### STATED PROBLEM:
Pictures are not part of the copy. Retype the lines from the first one through the line that contains "0.9363, 0.9364, 0.9353];".

### GIVEN INFORMATION:
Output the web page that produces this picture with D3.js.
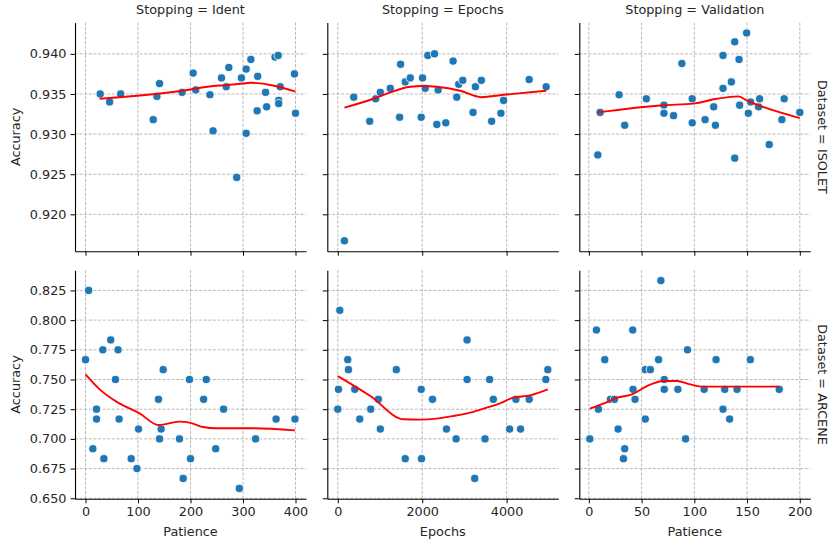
<!DOCTYPE html>
<html>
<head>
<meta charset="utf-8">
<script src="https://cdnjs.cloudflare.com/ajax/libs/d3/7.8.5/d3.min.js"></script>
<style>
  body { margin: 0; background: #fff; }
  svg text { font-family: "DejaVu Sans", sans-serif; font-size: 12.8px; fill: #262626; }
</style>
</head>
<body>
<svg id="chart" width="831" height="544"></svg>
<script>
"use strict";

// facet labels
let colTitles = ["Stopping = Ident", "Stopping = Epochs", "Stopping = Validation"];
let rowTitles = ["Dataset = ISOLET", "Dataset = ARCENE"];
let xLabels = ["Patience", "Epochs", "Patience"];

// tick labels
let patienceIdentTicks = [0, 100, 200, 300, 400];
let epochsTicks = [0, 2000, 4000];
let patienceValTicks = [0, 50, 100, 150, 200];
let isoletTicks = [0.920, 0.925, 0.930, 0.935, 0.940];
let arceneTicks = [0.650, 0.675, 0.700, 0.725, 0.750, 0.775, 0.800, 0.825];

// ISOLET / Ident
let isoIdentX = [28, 46, 67, 129, 136, 141, 184, 205, 210, 237, 243, 259, 268, 273, 288,
  297, 306, 306, 315, 328, 327, 343, 345, 361, 367, 371, 368, 368, 398, 400];
let isoIdentY = [0.9350, 0.9340, 0.9350, 0.9318, 0.9347, 0.9363, 0.9352, 0.9376, 0.9355, 0.9349,
  0.9304, 0.9370, 0.9359, 0.9383, 0.9246, 0.9370, 0.9381, 0.9301, 0.9393, 0.9372,
  0.9329, 0.9352, 0.9334, 0.9396, 0.9398, 0.9359, 0.9342, 0.9338, 0.9375, 0.9326];
let isoIdentLineX = [27, 184, 243, 268, 300, 314, 400];
let isoIdentLineY = [0.9344, 0.9354, 0.9360, 0.9361, 0.9363, 0.9364, 0.9353];

// ISOLET / Epochs
let isoEpochsX = [157, 378, 756, 898, 1008, 1244, 1465, 1488, 1598, 1717, 1976, 2008, 2071, 2134, 2291,
  2346, 2378, 2559, 2732, 2819, 2866, 2961, 3205, 3260, 3402, 3646, 3866, 3929, 4535, 4937];
let isoEpochsY = [0.9167, 0.9346, 0.9316, 0.9344, 0.9352, 0.9357, 0.9321, 0.9387, 0.9365, 0.9370,
  0.9321, 0.9370, 0.9357, 0.9398, 0.9400, 0.9312, 0.9355, 0.9314, 0.9391, 0.9346,
  0.9362, 0.9367, 0.9327, 0.9359, 0.9367, 0.9316, 0.9326, 0.9342, 0.9368, 0.9359];
let isoEpochsLineX = [157, 898, 1244, 1717, 2008, 2346, 2898, 3402, 3929, 4937];
let isoEpochsLineY = [0.9333, 0.9345, 0.9352, 0.9359, 0.9360, 0.9359, 0.9354, 0.9346, 0.9349, 0.9354];

// ISOLET / Validation
let isoValX = [8.5, 10.7, 28.7, 34, 54.5, 71.2, 71.2, 80.3, 88.2, 98, 98, 110.2, 118.4, 120, 127.2,
  127.2, 135.1, 138.3, 138.3, 142.4, 143, 149.6, 151.2, 153.4, 160.9, 161.9, 171, 183, 185.2, 200];
let isoValY = [0.9274, 0.9327, 0.9349, 0.9311, 0.9344, 0.9336, 0.9326, 0.9323, 0.9388, 0.9344,
  0.9314, 0.9318, 0.9334, 0.9311, 0.9398, 0.9357, 0.9365, 0.9415, 0.9270, 0.9393,
  0.9336, 0.9426, 0.9326, 0.9340, 0.9334, 0.9344, 0.9287, 0.9318, 0.9344, 0.9327];
let isoValLineX = [7.9, 70.9, 99.2, 121.3, 141.7, 149.6, 200];
let isoValLineY = [0.9327, 0.9336, 0.9338, 0.9344, 0.9347, 0.9342, 0.9320];

// ARCENE / Ident
let arcIdentX = [0, 6, 14, 21, 21, 33, 35, 48, 57, 62, 64, 87, 98, 101, 139,
  141, 144, 148, 179, 186, 198, 200, 225, 230, 248, 263, 293, 324, 363, 399];
let arcIdentY = [0.7667, 0.8250, 0.6917, 0.7250, 0.7167, 0.7750, 0.6833, 0.7833, 0.7500, 0.7750,
  0.7167, 0.6833, 0.6750, 0.7083, 0.7333, 0.7000, 0.7083, 0.7583, 0.7000, 0.6667,
  0.7500, 0.6833, 0.7333, 0.7500, 0.6917, 0.7250, 0.6583, 0.7000, 0.7167, 0.7167];
let arcIdentLineX = [0, 27, 62, 103, 139, 179, 198, 224, 249, 319, 399];
let arcIdentLineY = [0.7543, 0.7417, 0.7305, 0.7215, 0.7117, 0.7145, 0.7137, 0.7100, 0.7089, 0.7089, 0.7072];

// ARCENE / Epochs
let arcEpochsX = [47, 16, 0, 236, 252, 402, 520, 780, 961, 1008, 1386, 1598, 1976, 1984, 2244,
  2575, 2803, 3063, 3063, 3244, 3488, 3598, 3685, 4071, 4220, 4331, 4535, 4929, 4976];
let arcEpochsY = [0.8083, 0.7417, 0.7250, 0.7667, 0.7583, 0.7417, 0.7167, 0.7250, 0.7333, 0.7083,
  0.7583, 0.6833, 0.7417, 0.6833, 0.7333, 0.7083, 0.7000, 0.7833, 0.7500, 0.6667,
  0.7000, 0.7500, 0.7333, 0.7083, 0.7333, 0.7083, 0.7333, 0.7500, 0.7583];
let arcEpochsLineX = [0, 772, 1559, 1953, 2346, 2740, 3134, 3528, 3843, 4157, 4551, 4976];
let arcEpochsLineY = [0.7529, 0.7361, 0.7165, 0.7162, 0.7171, 0.7193, 0.7221, 0.7263, 0.7299, 0.7347, 0.7366, 0.7417];

// ARCENE / Validation
let arcValX = [0.9, 7.2, 9.1, 15.1, 20.5, 24.3, 27.7, 32.8, 34, 41.6, 41.9, 43.8, 53.5, 53.5, 58.3,
  66.1, 68.3, 71.5, 71.5, 84.4, 91.7, 93.5, 109.3, 120.6, 127.2, 128.8, 133.5, 140.5, 153.1, 180.5];
let arcValY = [0.7000, 0.7917, 0.7250, 0.7667, 0.7333, 0.7333, 0.7083, 0.6833, 0.6917, 0.7917,
  0.7417, 0.7333, 0.7583, 0.7167, 0.7583, 0.7667, 0.8333, 0.7500, 0.7417, 0.7417,
  0.7000, 0.7750, 0.7417, 0.7667, 0.7250, 0.7417, 0.7167, 0.7417, 0.7667, 0.7417];
let arcValLineX = [0.9, 14.2, 26.8, 41, 55.1, 70.9, 83.5, 96.1, 108.7, 140.2, 180.5];
let arcValLineY = [0.7254, 0.7299, 0.7347, 0.7375, 0.7445, 0.7487, 0.7487, 0.7459, 0.7440, 0.7440, 0.7440];

let panels = [
  [ {x: isoIdentX, y: isoIdentY, lx: isoIdentLineX, ly: isoIdentLineY},
    {x: isoEpochsX, y: isoEpochsY, lx: isoEpochsLineX, ly: isoEpochsLineY},
    {x: isoValX, y: isoValY, lx: isoValLineX, ly: isoValLineY} ],
  [ {x: arcIdentX, y: arcIdentY, lx: arcIdentLineX, ly: arcIdentLineY},
    {x: arcEpochsX, y: arcEpochsY, lx: arcEpochsLineX, ly: arcEpochsLineY},
    {x: arcValX, y: arcValY, lx: arcValLineX, ly: arcValLineY} ]
];
let xTicks = [patienceIdentTicks, epochsTicks, patienceValTicks];
let yTicks = [isoletTicks, arceneTicks];

// layout
let colX = [75, 327.3, 579.3];
let rowY = [22.6, 270.2];
let panelW = 231;
let panelH = 228.6;

// matplotlib style 5% margins, shared per column / row
function padded(vals) {
  let ext = d3.extent(vals);
  let m = (ext[1] - ext[0]) * 0.05;
  return [ext[0] - m, ext[1] + m];
}
let xDomains = [0, 1, 2].map(c => padded(panels[0][c].x.concat(panels[1][c].x)));
let yDomains = [0, 1].map(r => padded(panels[r][0].y.concat(panels[r][1].y, panels[r][2].y)));

let svg = d3.select("#chart");

function styleAxis(ax) {
  ax.attr("font-size", null).attr("font-family", null);
  ax.select(".domain").attr("stroke", "#000").attr("stroke-width", 1.1);
  ax.selectAll(".tick line").attr("stroke", "#000").attr("stroke-width", 1);
  ax.selectAll(".tick text").attr("fill", "#262626");
}

for (let r = 0; r < 2; r++) {
  for (let c = 0; c < 3; c++) {
    let p = panels[r][c];
    let g = svg.append("g").attr("transform", `translate(${colX[c]},${rowY[r]})`);
    let x = d3.scaleLinear().domain(xDomains[c]).range([0, panelW]);
    let y = d3.scaleLinear().domain(yDomains[r]).range([panelH, 0]);

    // grid
    g.selectAll(".vgrid").data(xTicks[c]).enter().append("line")
      .attr("x1", d => x(d)).attr("x2", d => x(d))
      .attr("y1", 0).attr("y2", panelH)
      .attr("stroke", "#a8a8a8").attr("stroke-width", 0.8).attr("stroke-dasharray", "3,1.6");
    g.selectAll(".hgrid").data(yTicks[r]).enter().append("line")
      .attr("x1", 0).attr("x2", panelW)
      .attr("y1", d => y(d)).attr("y2", d => y(d))
      .attr("stroke", "#a8a8a8").attr("stroke-width", 0.8).attr("stroke-dasharray", "3,1.6");

    // axes
    let xa = d3.axisBottom(x).tickValues(xTicks[c]).tickSizeInner(4.5).tickSizeOuter(0).tickPadding(4)
      .tickFormat(r === 1 ? d3.format("d") : "");
    let xg = g.append("g").attr("transform", `translate(0,${panelH})`).call(xa);
    styleAxis(xg);

    let ya = d3.axisLeft(y).tickValues(yTicks[r]).tickSizeInner(4.5).tickSizeOuter(0).tickPadding(4)
      .tickFormat(c === 0 ? d3.format(".3f") : "");
    let yg = g.append("g").call(ya);
    styleAxis(yg);

    // points
    g.selectAll(".pt").data(p.x).enter().append("circle")
      .attr("cx", d => x(d))
      .attr("cy", (d, i) => y(p.y[i]))
      .attr("r", 4.1)
      .attr("fill", "#1f77b4")
      .attr("stroke", "#fff")
      .attr("stroke-width", 0.8);

    // smoothed trend
    let line = d3.line().x(d => x(d[0])).y(d => y(d[1])).curve(d3.curveMonotoneX);
    g.append("path")
      .datum(p.lx.map((v, i) => [v, p.ly[i]]))
      .attr("d", line)
      .attr("fill", "none")
      .attr("stroke", "#ff0000")
      .attr("stroke-width", 1.9);

    if (r === 0) {
      g.append("text").attr("x", panelW / 2).attr("y", -9)
        .attr("text-anchor", "middle").text(colTitles[c]);
    }
    if (r === 1) {
      g.append("text").attr("x", panelW / 2).attr("y", panelH + 37.5)
        .attr("text-anchor", "middle").text(xLabels[c]);
    }
    if (c === 0) {
      g.append("text").attr("transform", `translate(-55.5,${panelH / 2}) rotate(-90)`)
        .attr("text-anchor", "middle").text("Accuracy");
    }
    if (c === 2) {
      g.append("text").attr("transform", `translate(${panelW + 7.5},${panelH / 2}) rotate(90)`)
        .attr("text-anchor", "middle").text(rowTitles[r]);
    }
  }
}
</script>
</body>
</html>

### WRITTEN ANSWER:
Output the web page that produces this picture with D3.js.
<!DOCTYPE html>
<html>
<head>
<meta charset="utf-8">
<script src="https://cdnjs.cloudflare.com/ajax/libs/d3/7.8.5/d3.min.js"></script>
<style>
  body { margin: 0; background: #fff; }
  svg text { font-family: "DejaVu Sans", sans-serif; font-size: 12.8px; fill: #262626; }
</style>
</head>
<body>
<svg id="chart" width="831" height="544"></svg>
<script>
"use strict";

// facet labels
let colTitles = ["Stopping = Ident", "Stopping = Epochs", "Stopping = Validation"];
let rowTitles = ["Dataset = ISOLET", "Dataset = ARCENE"];
let xLabels = ["Patience", "Epochs", "Patience"];

// tick labels
let patienceIdentTicks = [0, 100, 200, 300, 400];
let epochsTicks = [0, 2000, 4000];
let patienceValTicks = [0, 50, 100, 150, 200];
let isoletTicks = [0.920, 0.925, 0.930, 0.935, 0.940];
let arceneTicks = [0.650, 0.675, 0.700, 0.725, 0.750, 0.775, 0.800, 0.825];

// ISOLET / Ident
let isoIdentX = [28, 46, 67, 129, 136, 141, 184, 205, 210, 237, 243, 259, 268, 273, 288,
  297, 306, 306, 315, 328, 327, 343, 345, 361, 367, 371, 368, 368, 398, 400];
let isoIdentY = [0.9350, 0.9340, 0.9350, 0.9318, 0.9347, 0.9363, 0.9352, 0.9376, 0.9355, 0.9349,
  0.9304, 0.9370, 0.9359, 0.9383, 0.9246, 0.9370, 0.9381, 0.9301, 0.9393, 0.9372,
  0.9329, 0.9352, 0.9334, 0.9396, 0.9398, 0.9359, 0.9342, 0.9338, 0.9375, 0.9326];
let isoIdentLineX = [27, 184, 243, 268, 300, 314, 400];
let isoIdentLineY = [0.9344, 0.9354, 0.9360, 0.9361, 0.9363, 0.9364, 0.9353];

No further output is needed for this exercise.